Rensselaer Polytechnic Institute

Heng Ji is Edward P. Hamilton Development Chair Associate Professor in Computer Science Department of Rensselaer Polytechnic Institute. She received her Ph.D. in Computer Science from New York University. Her research interests focus on Natural Language Processing and its connections with Data Mining, Network Science, Social Cognitive Science, Security and Vision. She received "AI's 10 to Watch" Award by IEEE Intelligent Systems in 2013, NSF CAREER award in 2009, Google Research Awards in 2009 and 2014, Sloan Junior Faculty Award in 2012, IBM Watson Faculty Award in 2012 and 2014, "Best of SDM2013" paper and "Best of ICDM2013" paper awards.
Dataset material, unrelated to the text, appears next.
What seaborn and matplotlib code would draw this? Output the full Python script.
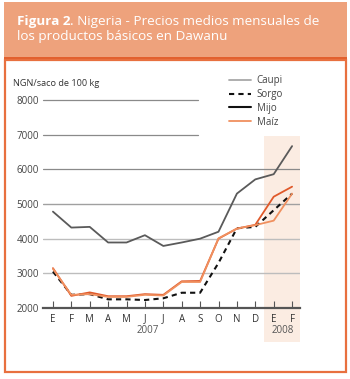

She has been coordinating the NIST TAC Knowledge Base Population task since 2010. She served as the Information Extraction area chair for NAACL2012, ACL2013, EMNLP2013, NLPCC2014, EMNLP2015, WWW2015, NAACL2016 and ACL2016, the vice Program Committee Chair for IEEE/WIC/ACM WI2013 and CCL2015, the Financial Chair of IJCAI2016 and the Program Committee Chair of NLPCC2015. Her research is funded by the U.S. government (NSF, ARL, DARPA, AFRL and DHS) and industry (Google, Disney, IBM and Bosch).